I came to know Willie Stern through his work in Kovno. He was in my house a few months ago, and at age 86 he was energetic as he planned for the future. An aristocrat and gentleman, he created a revolution of Yiddishkeit in its formerly forsaken home in historic Kovno. He was well known in London, where he made his home, and around the world for his many acts of charity and kindness.

Rav Yosef Kantor was a tzaddik and talmid chochom who lived in Monsey. Rav Avrohom Gordon was a rebbi in Monsey for some fifty years. He was a fine man, always with a smile and something nice to say. Rav Boruch Hersh Feder of Williamsburg was learned and knowledgeable, a great conversationalist and a good friend.

Rav Ze’ev Rothschild of Lakewood was loyal and principled, and always unfailingly honest in his interactions with the Yated. Noach Dear sought to use his life to do good and be mekadeish shem Hashem in the halls of power and justice.

Rav Nachman Morgan was my parents’ tenant after he married Esther Schapiro, a daughter of Rav Zorach. He also spent his life teaching Torah. He introduced me to the tapes of Rav Shalom Schwadron when I was a young boy. I was so enamored by him; I can still repeat the first shmuess Reb Nachman played for me on a cassette player.

Mrs. Chana Tabak was in a league all her own. Together with her husband, she built a home of Torah and chochmah in which she raised an outstanding generation. A dear and treasured friend, she excelled not only in wisdom and wit, but also in chesed and maasim tovim. She was the paragon and epitome of a Jewish mother.

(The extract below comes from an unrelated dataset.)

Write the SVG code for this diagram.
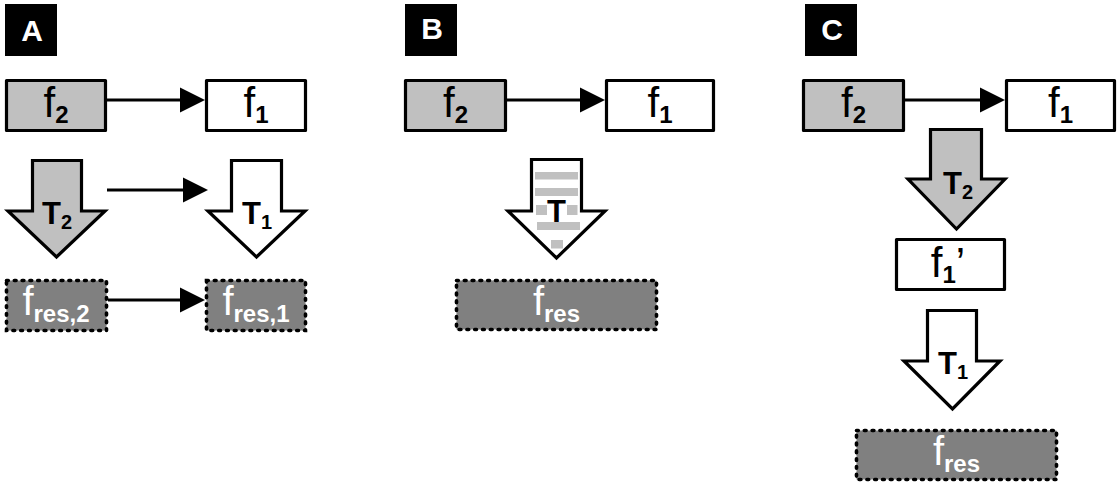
<svg xmlns="http://www.w3.org/2000/svg" width="1120" height="485" viewBox="0 0 1120 485">
  <style>
    text { font-family: "Liberation Sans", Arial, sans-serif; }
    .tag { fill: #000; }
    .tagtxt { fill: #fff; font-size: 30px; font-weight: bold; text-anchor: middle; }
    .box { stroke: #000; stroke-width: 3.2; stroke-linejoin: round; }
    .light { fill: #c0c0c0; }
    .white { fill: #fff; }
    .res { fill: #808080; stroke: #000; stroke-width: 3.6; stroke-dasharray: 1.8 6; stroke-linecap: round; }
    .blk { stroke: #000; stroke-width: 3.2; stroke-linejoin: miter; stroke-miterlimit: 10; }
    .ftxt { font-size: 42px; text-anchor: middle; fill: #000; }
    .rtxt { font-size: 40px; text-anchor: middle; fill: #fff; }
    .ttxt { font-size: 31px; font-weight: bold; text-anchor: middle; fill: #000; }
    .sub { font-size: 24px; font-weight: bold; }
    .rsub { font-size: 24px; font-weight: bold; }
    .tsub { font-size: 20px; font-weight: bold; }
    .conn { stroke: #000; stroke-width: 3.2; fill: none; }
    .stripe { fill: #c0c0c0; }
  </style>
  <defs>
    <marker id="ah" markerUnits="userSpaceOnUse" markerWidth="26" markerHeight="26" viewBox="0 0 26 26" refX="1" refY="13" orient="auto">
      <path d="M0,0.5 L25,13 L0,25.5 z" fill="#000"/>
    </marker>
  </defs>

  <!-- panel tags -->
  <g id="tagA"><rect class="tag" x="5" y="4" width="52" height="52"/><text class="tagtxt" x="32" y="41">A</text></g>
  <g id="tagB"><rect class="tag" x="405" y="4" width="52" height="52"/><text class="tagtxt" x="432" y="39">B</text></g>
  <g id="tagC"><rect class="tag" x="805" y="4" width="52" height="52"/><text class="tagtxt" x="832" y="40">C</text></g>

  <!-- connectors -->
  <g id="connectors">
    <line class="conn" x1="107" y1="100" x2="181" y2="100" marker-end="url(#ah)"/>
    <line class="conn" x1="107" y1="190" x2="184" y2="190" marker-end="url(#ah)"/>
    <line class="conn" x1="108" y1="300" x2="181" y2="300" marker-end="url(#ah)"/>
    <line class="conn" x1="507" y1="100" x2="581" y2="100" marker-end="url(#ah)"/>
    <line class="conn" x1="905" y1="100" x2="981" y2="100" marker-end="url(#ah)"/>
  </g>

  <!-- panel A -->
  <g id="A_f2">
    <rect class="box light" x="6.5" y="80.5" width="99" height="50"/>
    <text class="ftxt" x="56" y="117">f<tspan class="sub" dy="6">2</tspan></text>
  </g>
  <g id="A_f1">
    <rect class="box white" x="206.5" y="80.5" width="99" height="50"/>
    <text class="ftxt" x="256" y="117">f<tspan class="sub" dy="6">1</tspan></text>
  </g>
  <g id="A_T2">
    <polygon class="blk light" points="32.5,160.5 81.5,160.5 81.5,211 105,211 56.5,257 8,211 32.5,211"/>
    <text class="ttxt" x="57" y="224">T<tspan class="tsub" dy="5">2</tspan></text>
  </g>
  <g id="A_T1">
    <polygon class="blk white" points="231.5,160.5 281.5,160.5 281.5,211 305,211 256.5,257 208,211 231.5,211"/>
    <text class="ttxt" x="257" y="224">T<tspan class="tsub" dy="5">1</tspan></text>
  </g>
  <g id="A_fres2">
    <rect class="res" x="6.5" y="280.5" width="100" height="50"/>
    <text class="rtxt" x="56" y="315">f<tspan class="rsub" dy="7">res,2</tspan></text>
  </g>
  <g id="A_fres1">
    <rect class="res" x="206.5" y="280.5" width="99" height="50"/>
    <text class="rtxt" x="256" y="315">f<tspan class="rsub" dy="7">res,1</tspan></text>
  </g>

  <!-- panel B -->
  <g id="B_f2">
    <rect class="box light" x="405.5" y="80.5" width="100" height="50"/>
    <text class="ftxt" x="455.5" y="117">f<tspan class="sub" dy="6">2</tspan></text>
  </g>
  <g id="B_f1">
    <rect class="box white" x="606.5" y="80.5" width="107" height="50"/>
    <text class="ftxt" x="660" y="117">f<tspan class="sub" dy="6">1</tspan></text>
  </g>
  <g id="B_T">
    <polygon class="blk white" points="531.5,159.5 581.5,159.5 581.5,211 605,211 556.5,258 508,211 531.5,211"/>
    <rect class="stripe" x="535" y="172" width="43" height="7.5"/>
    <rect class="stripe" x="535" y="188" width="43" height="8"/>
    <rect class="stripe" x="536" y="205" width="11" height="10"/>
    <rect class="stripe" x="567" y="205" width="10.5" height="10"/>
    <rect class="stripe" x="537" y="222" width="43" height="8"/>
    <rect class="stripe" x="551" y="240" width="12" height="8.5"/>
    <text class="ttxt" x="556.5" y="222">T</text>
  </g>
  <g id="B_fres">
    <rect class="res" x="456.5" y="280.5" width="200" height="49"/>
    <text class="rtxt" x="556.5" y="315">f<tspan class="rsub" dy="7">res</tspan></text>
  </g>

  <!-- panel C -->
  <g id="C_f2">
    <rect class="box light" x="803.5" y="80.5" width="100" height="50"/>
    <text class="ftxt" x="853.5" y="117">f<tspan class="sub" dy="6">2</tspan></text>
  </g>
  <g id="C_f1">
    <rect class="box white" x="1006.5" y="80.5" width="108" height="50"/>
    <text class="ftxt" x="1060.5" y="117">f<tspan class="sub" dy="6">1</tspan></text>
  </g>
  <g id="C_T2">
    <polygon class="blk light" points="930.5,129.5 981.5,129.5 981.5,179 1005,179 956.5,229 908,179 930.5,179"/>
    <text class="ttxt" x="958" y="194">T<tspan class="tsub" dy="5">2</tspan></text>
  </g>
  <g id="C_f1p">
    <rect class="box white" x="896.5" y="239.5" width="108" height="50"/>
    <text class="ftxt" x="948" y="277">f<tspan class="sub" dy="6">1</tspan><tspan dy="-6">’</tspan></text>
  </g>
  <g id="C_T1">
    <polygon class="blk white" points="927.5,310.5 976.5,310.5 976.5,361 1000,361 952.5,409 904,361 927.5,361"/>
    <text class="ttxt" x="953" y="374">T<tspan class="tsub" dy="5">1</tspan></text>
  </g>
  <g id="C_fres">
    <rect class="res" x="856.5" y="430.5" width="200" height="49"/>
    <text class="rtxt" x="956.5" y="465">f<tspan class="rsub" dy="7">res</tspan></text>
  </g>
</svg>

I can go on, but it is too sad and painful to reminisce about all the people I knew who were niftar over the past month. Read the pages of this paper and weep over all the korbanos.

Let us all resolve to do our best to fill the gap left by the passing of hundreds of gutteh Yidden around the world. Let us fill the gap left by so many people everywhere being forced to daven without a minyan. Let us fill the gap created by the closing of yeshivos and schools.

Let us daven that Hashem quickly remove the awful plague from our midst.